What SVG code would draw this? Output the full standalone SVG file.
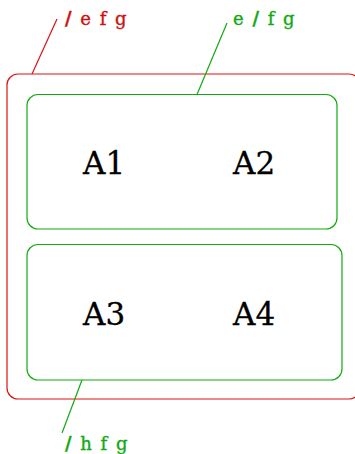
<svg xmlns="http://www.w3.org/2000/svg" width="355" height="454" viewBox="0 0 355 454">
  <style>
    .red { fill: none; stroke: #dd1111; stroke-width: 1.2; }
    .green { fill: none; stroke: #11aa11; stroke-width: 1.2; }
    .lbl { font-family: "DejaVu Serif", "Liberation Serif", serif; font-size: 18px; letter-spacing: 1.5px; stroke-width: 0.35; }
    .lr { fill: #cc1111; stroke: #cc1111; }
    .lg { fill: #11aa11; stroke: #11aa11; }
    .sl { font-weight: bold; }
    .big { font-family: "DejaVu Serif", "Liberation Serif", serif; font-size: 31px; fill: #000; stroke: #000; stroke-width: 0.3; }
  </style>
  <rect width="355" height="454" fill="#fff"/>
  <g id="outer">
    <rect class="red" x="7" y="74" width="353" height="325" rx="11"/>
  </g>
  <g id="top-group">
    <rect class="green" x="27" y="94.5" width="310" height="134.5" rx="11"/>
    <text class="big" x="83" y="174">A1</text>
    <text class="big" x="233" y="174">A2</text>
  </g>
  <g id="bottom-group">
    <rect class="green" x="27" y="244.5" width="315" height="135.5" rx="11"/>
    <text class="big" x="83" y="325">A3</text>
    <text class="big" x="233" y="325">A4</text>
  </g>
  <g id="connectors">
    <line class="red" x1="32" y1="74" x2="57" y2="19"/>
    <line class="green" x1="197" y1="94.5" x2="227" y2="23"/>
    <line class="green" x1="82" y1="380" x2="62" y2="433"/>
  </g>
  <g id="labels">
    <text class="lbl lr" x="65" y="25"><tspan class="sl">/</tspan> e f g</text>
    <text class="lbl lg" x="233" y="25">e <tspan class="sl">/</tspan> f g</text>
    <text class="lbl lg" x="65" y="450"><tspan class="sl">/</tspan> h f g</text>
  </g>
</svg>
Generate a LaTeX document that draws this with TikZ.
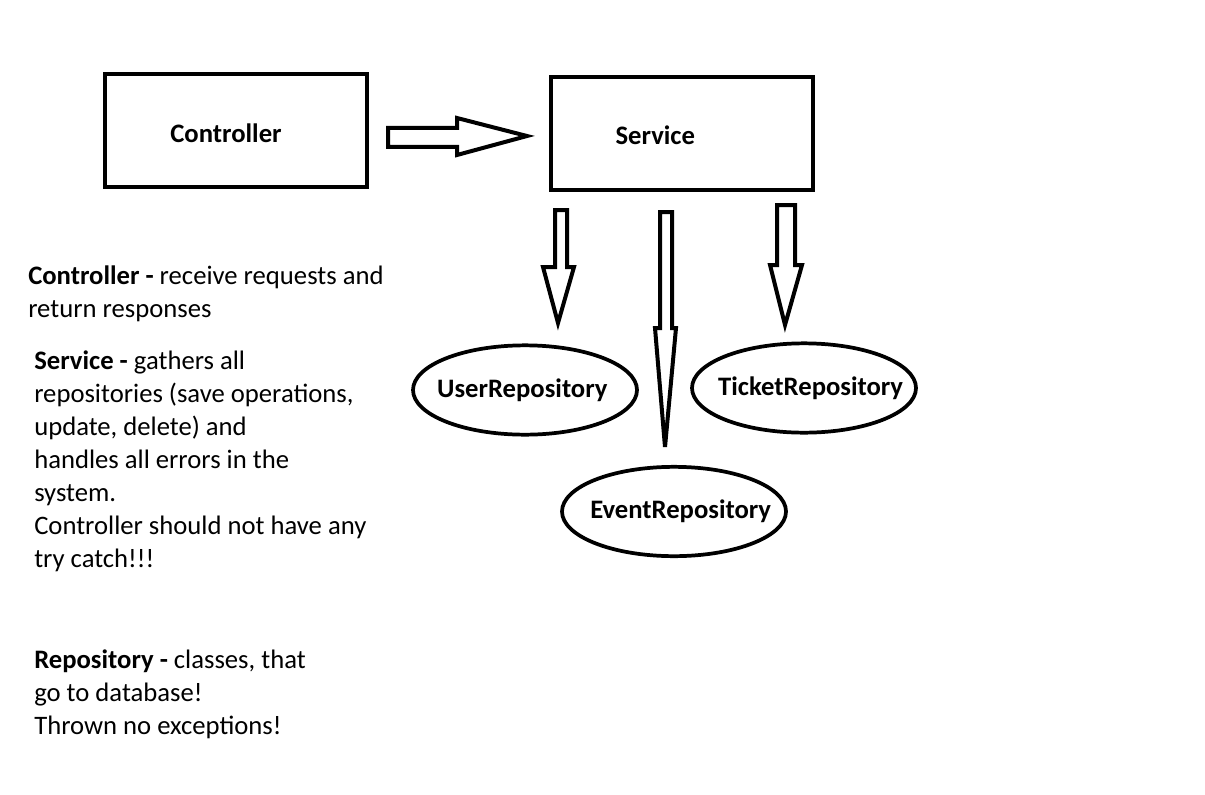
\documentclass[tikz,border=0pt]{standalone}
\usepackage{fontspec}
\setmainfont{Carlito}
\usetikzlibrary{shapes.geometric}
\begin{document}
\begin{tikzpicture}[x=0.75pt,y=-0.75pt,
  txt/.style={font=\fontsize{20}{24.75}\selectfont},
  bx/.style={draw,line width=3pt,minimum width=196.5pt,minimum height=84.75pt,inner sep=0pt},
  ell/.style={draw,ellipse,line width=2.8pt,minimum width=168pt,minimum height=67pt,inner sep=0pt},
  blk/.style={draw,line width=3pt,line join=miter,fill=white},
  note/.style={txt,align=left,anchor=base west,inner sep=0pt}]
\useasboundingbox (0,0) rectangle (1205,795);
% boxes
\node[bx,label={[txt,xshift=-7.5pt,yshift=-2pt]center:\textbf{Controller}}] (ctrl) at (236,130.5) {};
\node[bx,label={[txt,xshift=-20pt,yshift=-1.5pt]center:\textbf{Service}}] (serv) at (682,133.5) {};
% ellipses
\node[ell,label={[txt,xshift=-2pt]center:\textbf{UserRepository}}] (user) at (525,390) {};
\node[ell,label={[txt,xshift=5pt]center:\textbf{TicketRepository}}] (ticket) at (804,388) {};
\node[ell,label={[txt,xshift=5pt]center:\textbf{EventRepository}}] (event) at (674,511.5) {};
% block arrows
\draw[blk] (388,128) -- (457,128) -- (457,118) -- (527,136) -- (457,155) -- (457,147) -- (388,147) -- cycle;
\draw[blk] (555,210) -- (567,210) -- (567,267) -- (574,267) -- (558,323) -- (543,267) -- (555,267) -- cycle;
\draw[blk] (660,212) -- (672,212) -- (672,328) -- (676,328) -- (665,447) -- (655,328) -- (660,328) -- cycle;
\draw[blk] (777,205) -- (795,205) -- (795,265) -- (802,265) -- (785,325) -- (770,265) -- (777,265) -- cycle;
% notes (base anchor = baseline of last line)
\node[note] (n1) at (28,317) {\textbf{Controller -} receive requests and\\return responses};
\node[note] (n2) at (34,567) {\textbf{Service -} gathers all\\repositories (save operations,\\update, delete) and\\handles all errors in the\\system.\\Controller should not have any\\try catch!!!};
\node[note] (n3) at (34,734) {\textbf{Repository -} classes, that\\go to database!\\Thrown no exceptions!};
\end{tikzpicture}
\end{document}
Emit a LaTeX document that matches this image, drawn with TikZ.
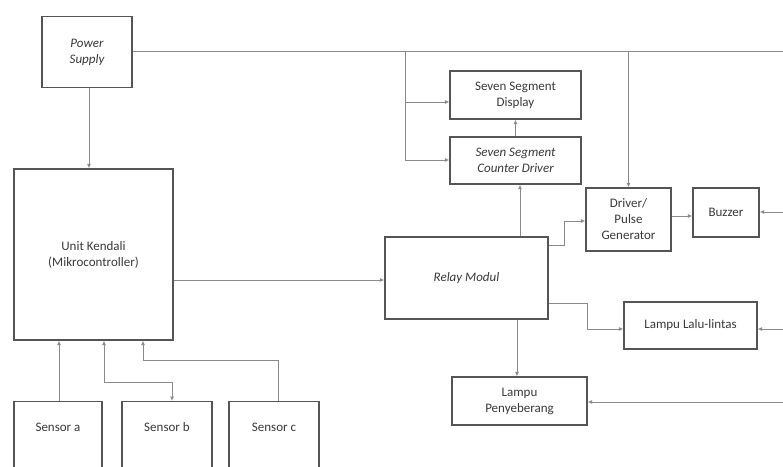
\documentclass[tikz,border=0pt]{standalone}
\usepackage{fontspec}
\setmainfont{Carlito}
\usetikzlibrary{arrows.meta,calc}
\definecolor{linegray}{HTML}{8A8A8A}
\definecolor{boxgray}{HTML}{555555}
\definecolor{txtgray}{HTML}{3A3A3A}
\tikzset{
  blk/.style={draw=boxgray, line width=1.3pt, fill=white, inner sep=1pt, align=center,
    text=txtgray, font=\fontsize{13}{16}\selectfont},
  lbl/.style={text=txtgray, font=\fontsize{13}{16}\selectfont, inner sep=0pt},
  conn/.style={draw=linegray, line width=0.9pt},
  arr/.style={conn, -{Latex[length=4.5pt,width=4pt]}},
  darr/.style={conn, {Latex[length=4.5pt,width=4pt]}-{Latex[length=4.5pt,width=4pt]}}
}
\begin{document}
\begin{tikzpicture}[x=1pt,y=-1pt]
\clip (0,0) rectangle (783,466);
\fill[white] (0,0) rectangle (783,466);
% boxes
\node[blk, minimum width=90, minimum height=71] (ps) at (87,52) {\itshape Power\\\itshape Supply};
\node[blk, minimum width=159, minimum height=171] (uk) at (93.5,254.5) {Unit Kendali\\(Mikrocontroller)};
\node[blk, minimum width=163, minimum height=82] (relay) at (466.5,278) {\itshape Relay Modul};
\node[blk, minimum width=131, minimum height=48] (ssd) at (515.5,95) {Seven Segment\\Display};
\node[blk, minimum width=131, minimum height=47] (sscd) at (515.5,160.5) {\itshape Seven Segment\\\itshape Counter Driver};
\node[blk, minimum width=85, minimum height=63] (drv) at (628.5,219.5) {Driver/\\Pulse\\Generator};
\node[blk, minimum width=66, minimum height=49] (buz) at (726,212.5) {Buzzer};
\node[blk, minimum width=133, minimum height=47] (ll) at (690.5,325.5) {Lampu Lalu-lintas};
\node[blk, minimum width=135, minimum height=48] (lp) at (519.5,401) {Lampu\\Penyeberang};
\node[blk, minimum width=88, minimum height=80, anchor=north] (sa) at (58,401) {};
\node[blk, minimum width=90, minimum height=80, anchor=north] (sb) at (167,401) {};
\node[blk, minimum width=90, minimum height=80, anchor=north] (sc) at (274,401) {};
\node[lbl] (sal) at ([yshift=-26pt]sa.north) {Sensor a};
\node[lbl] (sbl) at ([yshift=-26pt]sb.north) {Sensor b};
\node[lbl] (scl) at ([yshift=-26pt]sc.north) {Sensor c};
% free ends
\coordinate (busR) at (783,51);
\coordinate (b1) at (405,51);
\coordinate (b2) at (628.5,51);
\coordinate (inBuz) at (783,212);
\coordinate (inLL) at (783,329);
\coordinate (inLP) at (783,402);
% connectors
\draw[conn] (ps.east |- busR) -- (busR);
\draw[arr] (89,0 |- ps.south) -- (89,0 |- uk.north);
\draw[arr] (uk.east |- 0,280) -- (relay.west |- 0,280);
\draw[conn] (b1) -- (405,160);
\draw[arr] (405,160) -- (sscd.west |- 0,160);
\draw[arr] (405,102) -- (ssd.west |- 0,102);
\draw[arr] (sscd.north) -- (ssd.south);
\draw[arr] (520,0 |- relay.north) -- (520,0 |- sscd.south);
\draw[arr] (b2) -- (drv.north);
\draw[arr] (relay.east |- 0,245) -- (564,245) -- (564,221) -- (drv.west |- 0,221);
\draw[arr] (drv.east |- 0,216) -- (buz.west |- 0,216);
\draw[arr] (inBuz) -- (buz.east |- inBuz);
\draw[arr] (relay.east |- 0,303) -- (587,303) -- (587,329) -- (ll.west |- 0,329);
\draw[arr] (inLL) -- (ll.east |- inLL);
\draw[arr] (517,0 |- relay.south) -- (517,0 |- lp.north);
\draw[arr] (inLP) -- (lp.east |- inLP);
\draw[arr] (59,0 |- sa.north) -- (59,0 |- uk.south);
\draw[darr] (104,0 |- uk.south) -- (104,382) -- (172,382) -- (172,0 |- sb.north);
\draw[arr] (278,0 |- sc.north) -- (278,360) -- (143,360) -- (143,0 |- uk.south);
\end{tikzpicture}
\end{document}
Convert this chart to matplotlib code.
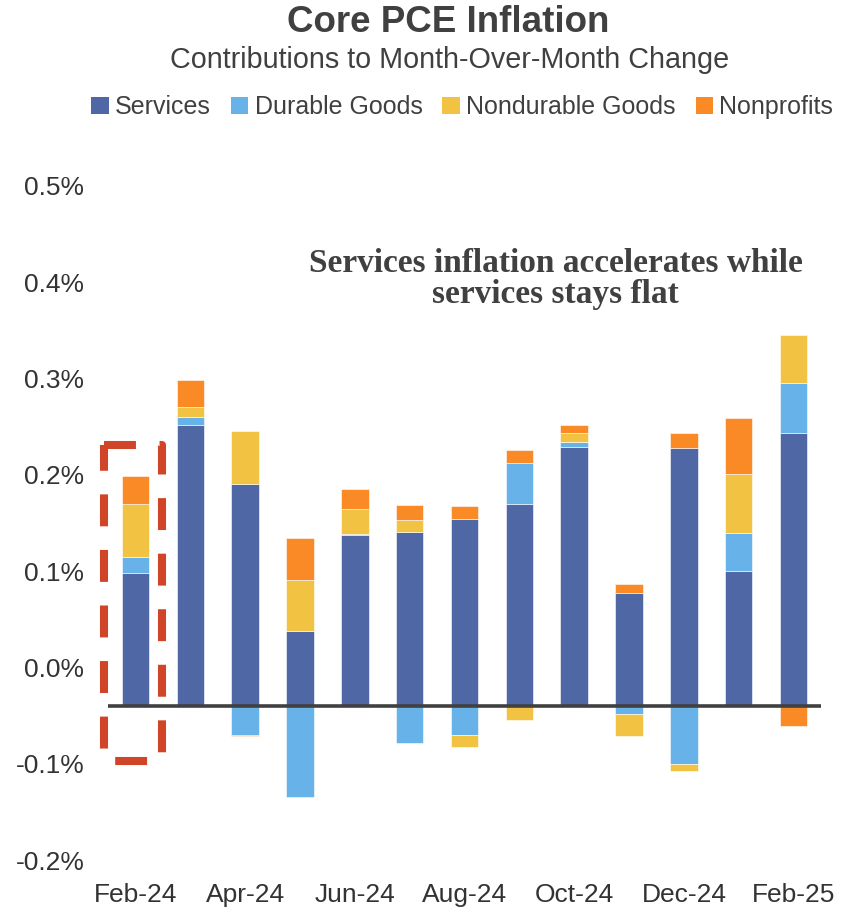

++++++++

Goal of the exercise ->
Only the number is needed here: how many lines of the records contain "that"?

Answer for the task ->
3